== SHORT EXERCISE ==
Begin with the first line of the material and write out each line exactly, ending with the line that contains "3.65, 3.7, 3.75, 3.8, 3.85, 3.9, 3.95, 4.0, 4.1, 4.2, 4.3];". Pictures are not part of the copy.

== DATASET SECTION ==
○ ○ ○

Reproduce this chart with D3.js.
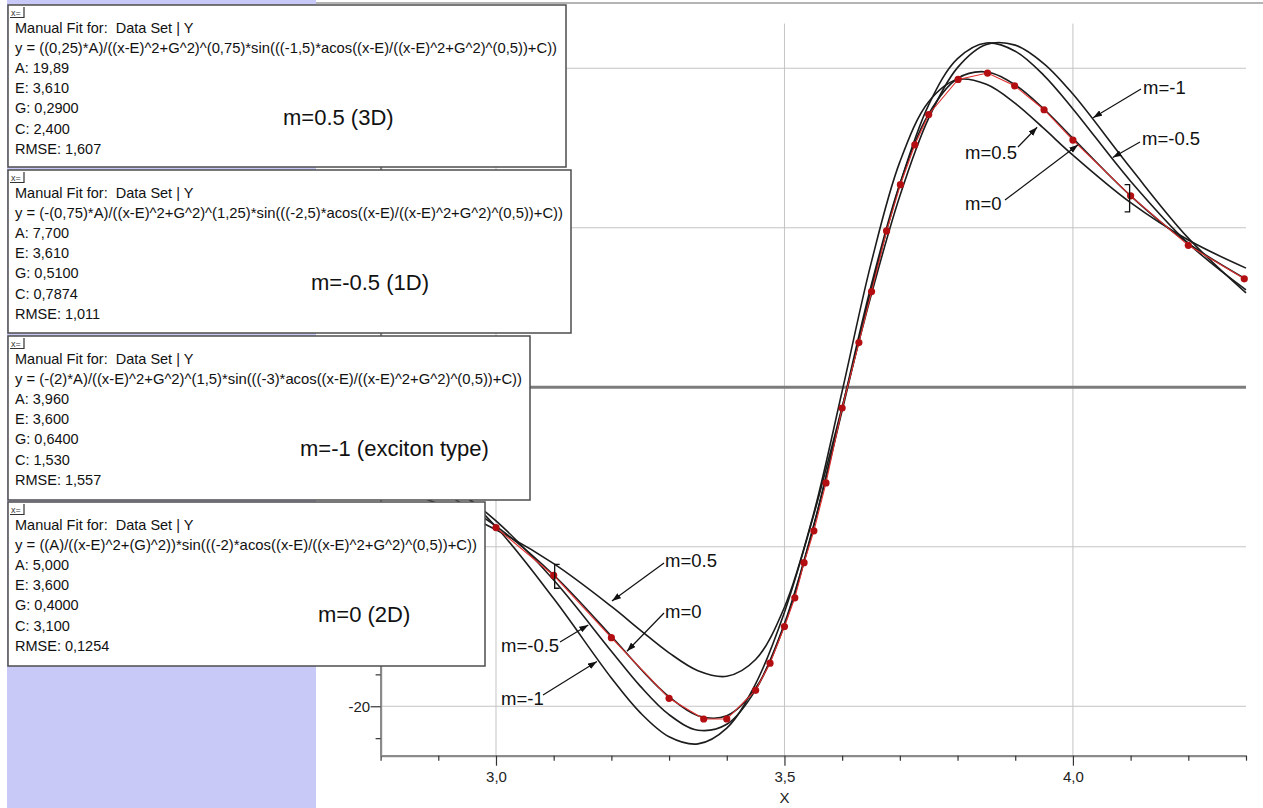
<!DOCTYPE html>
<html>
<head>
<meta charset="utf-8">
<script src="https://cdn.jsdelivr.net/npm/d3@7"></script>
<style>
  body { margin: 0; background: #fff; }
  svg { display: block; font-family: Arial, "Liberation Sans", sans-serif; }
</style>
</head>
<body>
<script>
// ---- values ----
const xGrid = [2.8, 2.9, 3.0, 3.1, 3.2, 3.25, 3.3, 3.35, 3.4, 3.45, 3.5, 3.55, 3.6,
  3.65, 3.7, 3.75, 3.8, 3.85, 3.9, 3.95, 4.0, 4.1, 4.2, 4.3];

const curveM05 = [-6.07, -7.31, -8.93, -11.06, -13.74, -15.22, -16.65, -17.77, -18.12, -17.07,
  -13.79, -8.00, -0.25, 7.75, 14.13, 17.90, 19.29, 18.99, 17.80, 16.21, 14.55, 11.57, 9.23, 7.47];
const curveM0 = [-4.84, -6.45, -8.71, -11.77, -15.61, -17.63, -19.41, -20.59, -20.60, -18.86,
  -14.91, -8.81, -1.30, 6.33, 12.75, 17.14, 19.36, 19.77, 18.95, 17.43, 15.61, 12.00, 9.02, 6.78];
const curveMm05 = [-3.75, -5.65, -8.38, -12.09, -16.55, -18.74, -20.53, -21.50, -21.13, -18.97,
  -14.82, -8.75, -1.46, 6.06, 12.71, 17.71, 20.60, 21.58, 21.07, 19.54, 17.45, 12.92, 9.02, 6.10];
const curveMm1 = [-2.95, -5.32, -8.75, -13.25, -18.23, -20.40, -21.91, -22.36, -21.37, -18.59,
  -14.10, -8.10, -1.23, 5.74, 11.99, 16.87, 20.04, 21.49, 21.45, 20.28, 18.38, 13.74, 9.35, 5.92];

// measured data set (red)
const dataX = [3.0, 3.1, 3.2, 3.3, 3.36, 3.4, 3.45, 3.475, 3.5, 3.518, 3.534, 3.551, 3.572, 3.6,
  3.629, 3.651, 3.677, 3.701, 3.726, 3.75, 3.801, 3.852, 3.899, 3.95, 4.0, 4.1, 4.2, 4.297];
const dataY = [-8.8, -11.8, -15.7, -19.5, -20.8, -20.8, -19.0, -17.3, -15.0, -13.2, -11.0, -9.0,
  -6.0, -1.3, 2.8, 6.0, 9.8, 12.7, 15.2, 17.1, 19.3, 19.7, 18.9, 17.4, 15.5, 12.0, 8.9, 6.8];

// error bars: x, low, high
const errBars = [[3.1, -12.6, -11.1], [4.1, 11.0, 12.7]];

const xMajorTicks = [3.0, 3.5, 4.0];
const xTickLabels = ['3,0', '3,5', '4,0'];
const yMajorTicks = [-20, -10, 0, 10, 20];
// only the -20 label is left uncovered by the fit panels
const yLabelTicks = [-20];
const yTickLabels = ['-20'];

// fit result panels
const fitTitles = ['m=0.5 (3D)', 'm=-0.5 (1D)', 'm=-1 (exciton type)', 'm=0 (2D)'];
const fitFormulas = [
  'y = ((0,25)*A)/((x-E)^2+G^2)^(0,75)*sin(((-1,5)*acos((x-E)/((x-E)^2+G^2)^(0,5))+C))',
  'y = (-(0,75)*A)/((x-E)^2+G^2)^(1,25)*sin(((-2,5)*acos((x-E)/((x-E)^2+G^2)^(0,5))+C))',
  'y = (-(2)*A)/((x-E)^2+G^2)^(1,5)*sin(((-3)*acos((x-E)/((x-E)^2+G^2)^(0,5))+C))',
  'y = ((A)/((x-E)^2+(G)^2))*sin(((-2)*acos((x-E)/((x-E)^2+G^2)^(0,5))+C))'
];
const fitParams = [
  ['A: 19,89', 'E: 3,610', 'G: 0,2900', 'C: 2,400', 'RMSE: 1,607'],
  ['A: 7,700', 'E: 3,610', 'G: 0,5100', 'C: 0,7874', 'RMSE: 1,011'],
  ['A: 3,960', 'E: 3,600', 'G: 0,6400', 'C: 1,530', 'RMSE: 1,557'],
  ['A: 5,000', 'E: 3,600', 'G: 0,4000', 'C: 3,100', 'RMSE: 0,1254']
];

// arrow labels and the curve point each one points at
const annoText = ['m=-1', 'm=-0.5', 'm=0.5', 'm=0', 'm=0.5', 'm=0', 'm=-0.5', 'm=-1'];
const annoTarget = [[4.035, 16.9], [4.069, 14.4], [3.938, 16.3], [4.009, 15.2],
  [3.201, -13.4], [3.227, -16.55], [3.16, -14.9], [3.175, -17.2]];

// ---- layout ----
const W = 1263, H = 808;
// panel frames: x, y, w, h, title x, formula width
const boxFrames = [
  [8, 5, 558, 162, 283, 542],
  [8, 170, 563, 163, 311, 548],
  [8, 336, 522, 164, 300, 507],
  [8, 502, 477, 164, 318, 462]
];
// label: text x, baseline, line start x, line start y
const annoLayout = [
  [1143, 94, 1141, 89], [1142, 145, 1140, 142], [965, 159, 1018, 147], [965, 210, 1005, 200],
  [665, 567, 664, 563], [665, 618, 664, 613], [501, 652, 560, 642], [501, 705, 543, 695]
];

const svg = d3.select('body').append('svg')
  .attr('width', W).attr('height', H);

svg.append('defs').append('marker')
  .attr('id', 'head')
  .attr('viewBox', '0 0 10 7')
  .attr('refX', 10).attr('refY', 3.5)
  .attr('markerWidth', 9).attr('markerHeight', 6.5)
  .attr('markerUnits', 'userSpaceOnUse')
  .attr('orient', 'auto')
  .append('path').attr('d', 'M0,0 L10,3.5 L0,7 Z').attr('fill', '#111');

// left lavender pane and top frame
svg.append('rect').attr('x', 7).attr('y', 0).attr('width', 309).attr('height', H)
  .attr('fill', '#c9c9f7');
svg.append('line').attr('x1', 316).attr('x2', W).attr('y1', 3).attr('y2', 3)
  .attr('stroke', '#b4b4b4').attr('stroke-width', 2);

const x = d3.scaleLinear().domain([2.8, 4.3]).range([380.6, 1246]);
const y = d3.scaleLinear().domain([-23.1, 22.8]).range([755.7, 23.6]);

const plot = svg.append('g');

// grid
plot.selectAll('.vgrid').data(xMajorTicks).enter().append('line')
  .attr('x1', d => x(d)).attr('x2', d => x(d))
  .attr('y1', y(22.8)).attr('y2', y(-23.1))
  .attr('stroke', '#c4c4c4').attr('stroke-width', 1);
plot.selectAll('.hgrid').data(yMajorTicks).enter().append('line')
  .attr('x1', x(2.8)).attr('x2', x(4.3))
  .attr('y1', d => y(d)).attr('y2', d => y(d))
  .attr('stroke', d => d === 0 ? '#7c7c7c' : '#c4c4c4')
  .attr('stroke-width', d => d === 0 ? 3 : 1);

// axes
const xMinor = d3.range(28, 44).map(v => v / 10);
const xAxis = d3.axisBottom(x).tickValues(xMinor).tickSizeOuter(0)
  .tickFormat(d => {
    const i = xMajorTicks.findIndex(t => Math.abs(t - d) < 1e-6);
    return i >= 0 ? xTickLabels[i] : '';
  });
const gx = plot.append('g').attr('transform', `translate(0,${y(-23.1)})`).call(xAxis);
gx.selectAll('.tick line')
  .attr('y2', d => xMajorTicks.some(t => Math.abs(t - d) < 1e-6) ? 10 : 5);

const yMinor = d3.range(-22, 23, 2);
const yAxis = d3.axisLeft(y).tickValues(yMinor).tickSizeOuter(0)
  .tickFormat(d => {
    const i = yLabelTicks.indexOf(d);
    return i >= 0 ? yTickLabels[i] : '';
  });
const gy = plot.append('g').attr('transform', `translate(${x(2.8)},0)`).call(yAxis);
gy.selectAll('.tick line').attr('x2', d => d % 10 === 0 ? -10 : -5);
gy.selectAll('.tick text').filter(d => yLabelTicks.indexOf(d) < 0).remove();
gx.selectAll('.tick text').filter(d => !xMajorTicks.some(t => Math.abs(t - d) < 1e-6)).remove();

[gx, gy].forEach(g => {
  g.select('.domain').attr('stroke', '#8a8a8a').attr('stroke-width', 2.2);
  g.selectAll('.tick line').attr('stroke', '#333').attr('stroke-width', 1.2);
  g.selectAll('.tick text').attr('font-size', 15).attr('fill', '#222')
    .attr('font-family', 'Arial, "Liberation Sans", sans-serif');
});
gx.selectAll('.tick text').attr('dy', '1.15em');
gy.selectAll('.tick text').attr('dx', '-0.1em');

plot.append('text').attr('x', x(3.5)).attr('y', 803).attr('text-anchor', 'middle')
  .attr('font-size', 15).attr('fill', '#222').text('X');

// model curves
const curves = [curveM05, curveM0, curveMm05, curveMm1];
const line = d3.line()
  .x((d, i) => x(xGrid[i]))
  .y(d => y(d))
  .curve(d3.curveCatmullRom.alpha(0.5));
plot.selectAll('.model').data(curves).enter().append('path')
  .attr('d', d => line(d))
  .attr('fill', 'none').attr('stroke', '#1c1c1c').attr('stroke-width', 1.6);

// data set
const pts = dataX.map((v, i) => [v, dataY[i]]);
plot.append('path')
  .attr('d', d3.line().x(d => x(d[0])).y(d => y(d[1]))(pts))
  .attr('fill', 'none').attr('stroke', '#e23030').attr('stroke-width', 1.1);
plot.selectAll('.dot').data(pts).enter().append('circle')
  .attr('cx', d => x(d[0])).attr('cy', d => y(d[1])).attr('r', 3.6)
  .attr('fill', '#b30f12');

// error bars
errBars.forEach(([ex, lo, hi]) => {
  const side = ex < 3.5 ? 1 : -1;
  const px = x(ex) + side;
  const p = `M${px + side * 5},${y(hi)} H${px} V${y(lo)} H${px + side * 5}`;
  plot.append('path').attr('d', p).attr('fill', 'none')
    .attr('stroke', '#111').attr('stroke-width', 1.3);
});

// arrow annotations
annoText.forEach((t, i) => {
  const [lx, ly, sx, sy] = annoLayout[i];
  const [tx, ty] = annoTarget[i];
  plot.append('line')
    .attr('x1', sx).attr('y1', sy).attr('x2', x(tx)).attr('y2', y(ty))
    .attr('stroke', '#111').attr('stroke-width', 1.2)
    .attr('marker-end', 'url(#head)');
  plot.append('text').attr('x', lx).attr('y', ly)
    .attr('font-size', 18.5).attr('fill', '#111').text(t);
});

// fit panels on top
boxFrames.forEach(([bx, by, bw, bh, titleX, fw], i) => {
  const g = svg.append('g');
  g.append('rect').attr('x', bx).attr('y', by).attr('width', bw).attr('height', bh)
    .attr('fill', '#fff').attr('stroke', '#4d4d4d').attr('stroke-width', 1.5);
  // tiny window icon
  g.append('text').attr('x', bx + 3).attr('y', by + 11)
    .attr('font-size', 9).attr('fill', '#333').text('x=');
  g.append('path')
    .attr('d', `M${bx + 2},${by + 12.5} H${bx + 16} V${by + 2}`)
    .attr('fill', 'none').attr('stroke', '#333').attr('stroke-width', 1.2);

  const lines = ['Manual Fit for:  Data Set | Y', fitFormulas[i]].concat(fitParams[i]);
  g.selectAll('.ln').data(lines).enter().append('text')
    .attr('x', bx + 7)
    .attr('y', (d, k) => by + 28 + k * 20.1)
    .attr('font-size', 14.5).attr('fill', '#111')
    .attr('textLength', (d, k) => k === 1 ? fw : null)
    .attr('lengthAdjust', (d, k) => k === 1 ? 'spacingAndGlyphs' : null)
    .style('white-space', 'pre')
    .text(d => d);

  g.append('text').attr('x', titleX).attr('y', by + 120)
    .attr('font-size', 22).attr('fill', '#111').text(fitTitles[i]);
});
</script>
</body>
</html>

○ ○ ○

== FINISHED TASK ==
Reproduce this chart with D3.js.
<!DOCTYPE html>
<html>
<head>
<meta charset="utf-8">
<script src="https://cdn.jsdelivr.net/npm/d3@7"></script>
<style>
  body { margin: 0; background: #fff; }
  svg { display: block; font-family: Arial, "Liberation Sans", sans-serif; }
</style>
</head>
<body>
<script>
// ---- values ----
const xGrid = [2.8, 2.9, 3.0, 3.1, 3.2, 3.25, 3.3, 3.35, 3.4, 3.45, 3.5, 3.55, 3.6,
  3.65, 3.7, 3.75, 3.8, 3.85, 3.9, 3.95, 4.0, 4.1, 4.2, 4.3];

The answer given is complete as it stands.